The prophet Amos did not call for procedural reform. He called for justice to “roll down like waters.” But justice needs channels. It needs structures that carry it forward. Gerrymandering is the deliberate obstruction of those channels — the engineering of a system where the powerful stay powerful and the marginalized remain exactly where they are.

I did choose to run for Congress because it was easy. I did so because my district — these people — deserve to be seen and heard. Quite frankly, it’s virtually the same reason I decided to enter pastoral ministry. What happened this month made that harder. It did not make it less necessary.
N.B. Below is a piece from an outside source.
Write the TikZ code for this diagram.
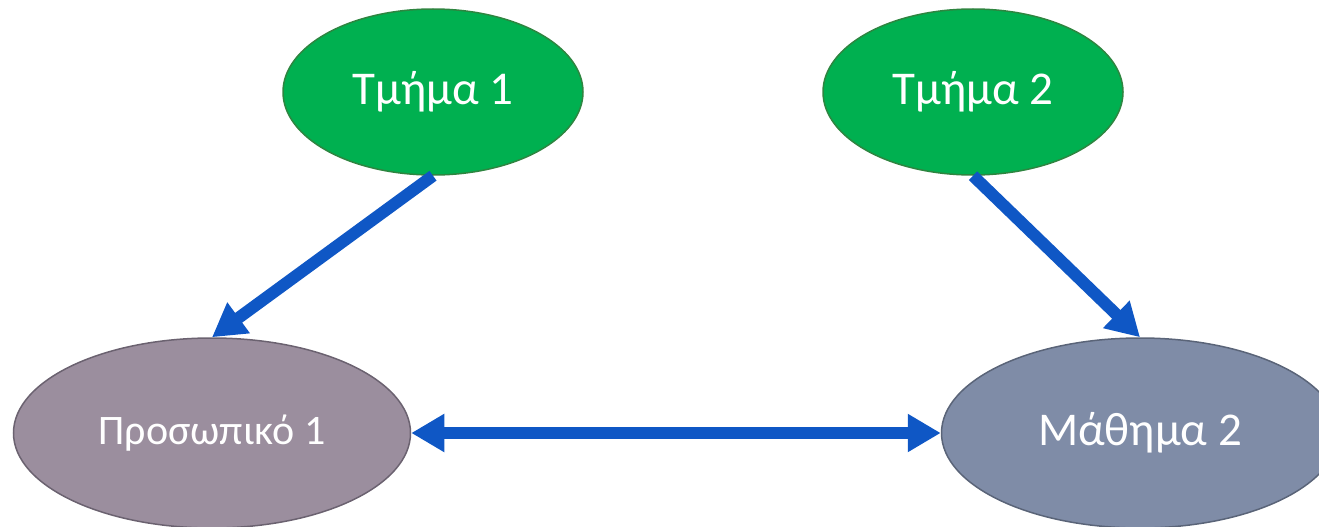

The church’s role in this moment is to refuse despair, resist cynicism, and do the patient, unglamorous work of keeping democracy alive for everyone. That is not partisan. That is prophetic.

Comments

  1. Thank you for these words. I lived in GA for most of 30 years, serving as a priest there for 20. I was privileged to know many of the people who put their bodies on the line to secure the Voting Rights Act. I now live in rural SW Colorado, moving from having John Lewis as my representative in Congress for decades to having Lauren Boebert as my rep (now Jeff Hurd, who does try to listen.) It is harder to help people here understand the very real consequences of these kinds of decisions.
    Thank you, Convergence, especially Rev. Cameron Trimble, for helping many of us keep hope and keep the faith in these challenging days!